Shreddy Krueger – The Grieving (2013)


InVogue Records, founded only in ’09, already has quite the list of artists these days. Being As An Ocean, That’s Outrageous!, Liferuiner and more are making waves on the small label, and Canada’s post-hardcore veterans Shreddy Krueger are ready to bring themselves up front with the debut full length, The Grieving. Now, you may have noticed that I used the terms “veterans” and “debut” in one sentence describing the quartet, and that is with good reason. This group, in one form or another, has been around since the turn of the millennium, believe it or not. Three of the active members are from the band alternative rock outfit Secret and Whisper, which was a rebirth from the post-hardcore band Stutterfly, so it is safe to say that they have been around the block more than enough to be called veterans at this point. With The Grieving, Shreddy Krueger now has to prove that, in this case, the third band’s the charm.

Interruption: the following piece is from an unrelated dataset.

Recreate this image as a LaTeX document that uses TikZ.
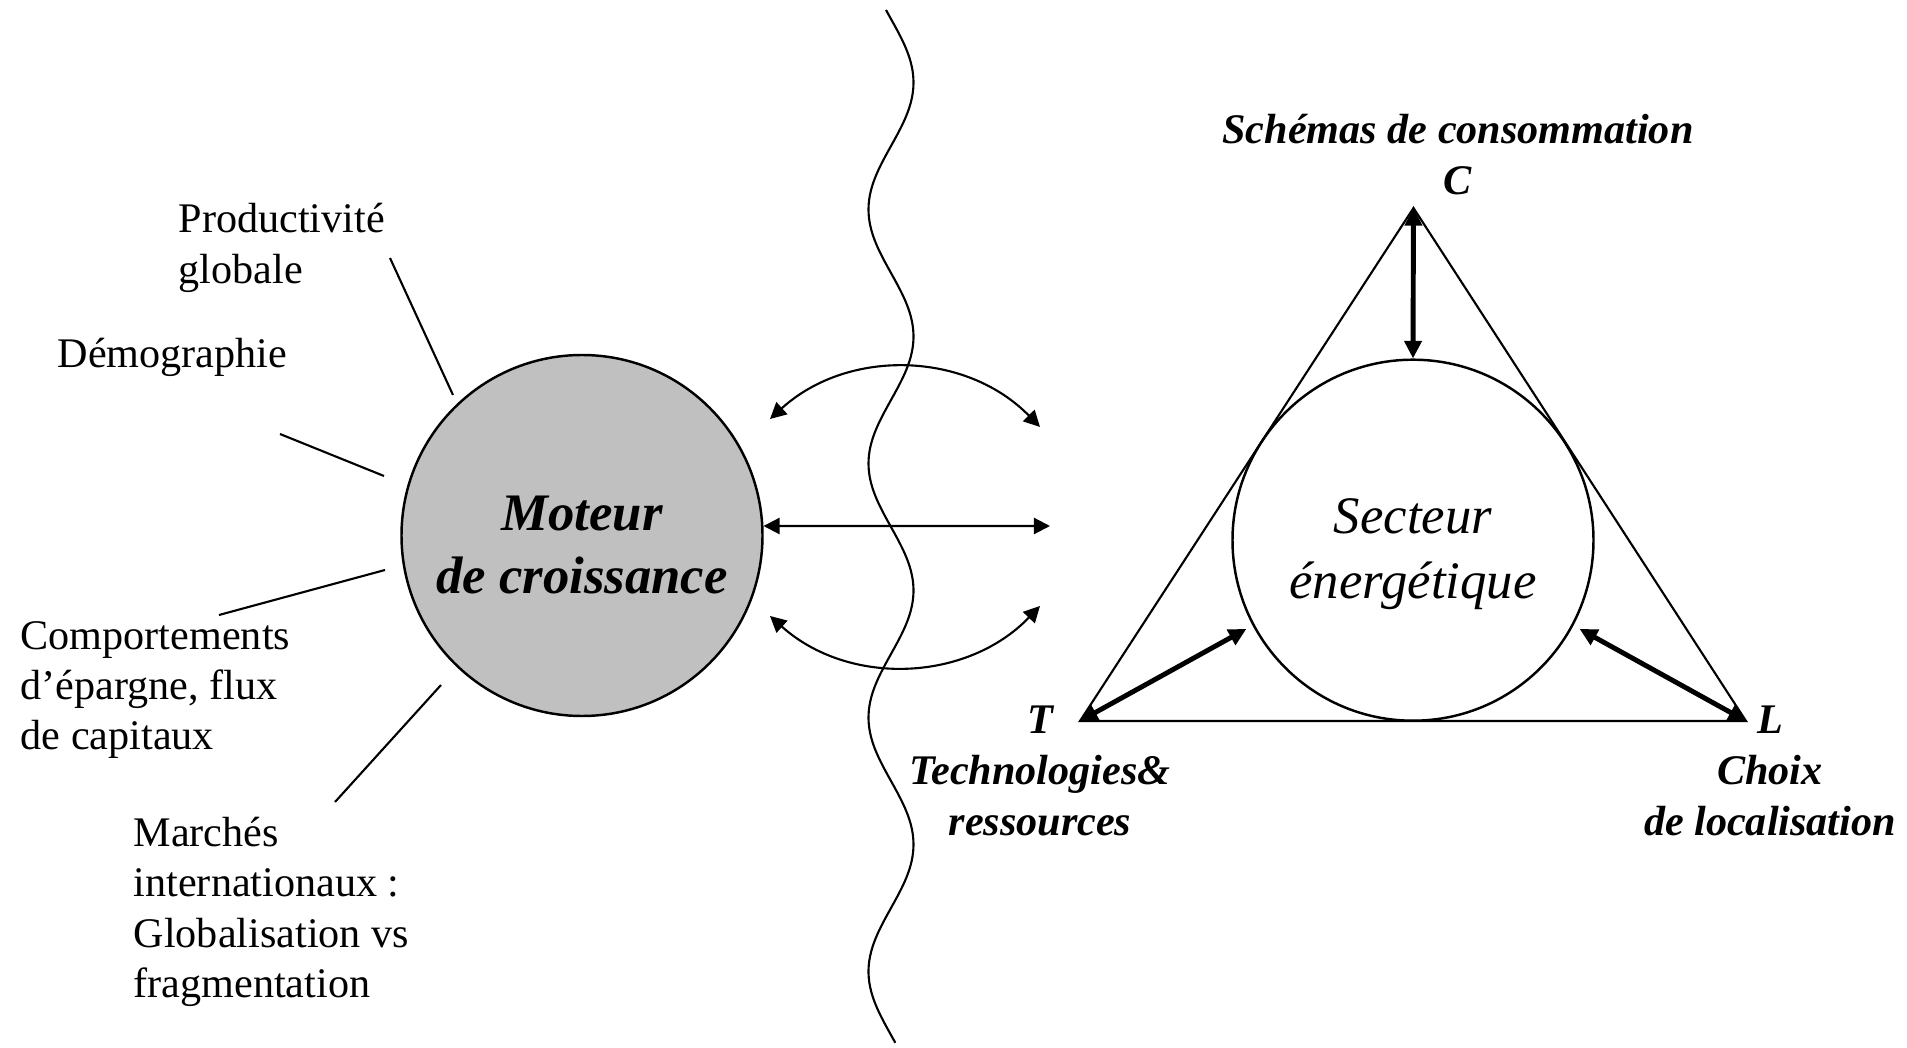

The Grieving opens with “Hazel the Apparition”; from the get-go, you can tell that these guys strictly mean business. The guitar punches you in the mouth within the first few seconds, accompanied by singer Jordan Chase’s screams and some bouncy drums. Though the song as a whole isn’t the strongest, it definitely helps prepare the listener for what is to come: the monolith of a single, “Rothenburg.” With this song, Chase’s vocals truly shine, as he stretches them from the soft melodic verses to the harsh screams. He even uses a similar technique for his highs to that of Anders Friden (In Flames), which definitely earns Chase some high marks.

Another interesting track that came up was track four, “Inamorata,” which – believe it or not – is a heart-wrenching ballad. It definitely is needed for this record; considering the first three songs were punches to the face, such a break definitely helps the album flow better. The same goes for the title track, which acts like an electronic interlude while also dropping into an anthemic chorus before its end. Throughout these tracks, I’m left in awe of just how different Chase’s vocals truly are. His sound and lyrics really make this album stand out. The true selling point for this album is just how much is covered over its 39-minute playtime. Though it begins with three heavy post-hardcore tracks, the next few tracks switch it up from ballad-y almost alternative rock, pop punk (of all things), heavy hardcore and most other genres in between. The only problem I truly have is that some of the transitions within the songs could be better – most notably on “Gods,” where it drops from an angry verse to a soft vocal-lead part that almost felt rushed to get to. If there’s one song that I felt was the most polarizing, it would be “In Ruin” – which has a rather generic riff throughout it – yet it still holds your attention enough with both the drums and vocals to keep you for the chorus, which makes up for the song entirely. It almost feels like the band only had the chorus and the second verse planned out, and the rest of the song was thrown together rather haphazardly in the studio. The chorus makes up for this song, but it still feels like it might have been better off as a B-side or a bonus track, not making it onto the album.

This band has a lot to live up to, with coming from Stutterfly and Secret and Whisper. That being said, Shreddy Krueger is a completely different beast now, and The Grieving truly proves that, being one of the most original post-hardcore albums released this year. Besides “In Ruin” and some transition errors, this album will definitely get your attention and keep you there for its entirety. I can only hope they get put on a big tour this year because The Grieving should put them on the map.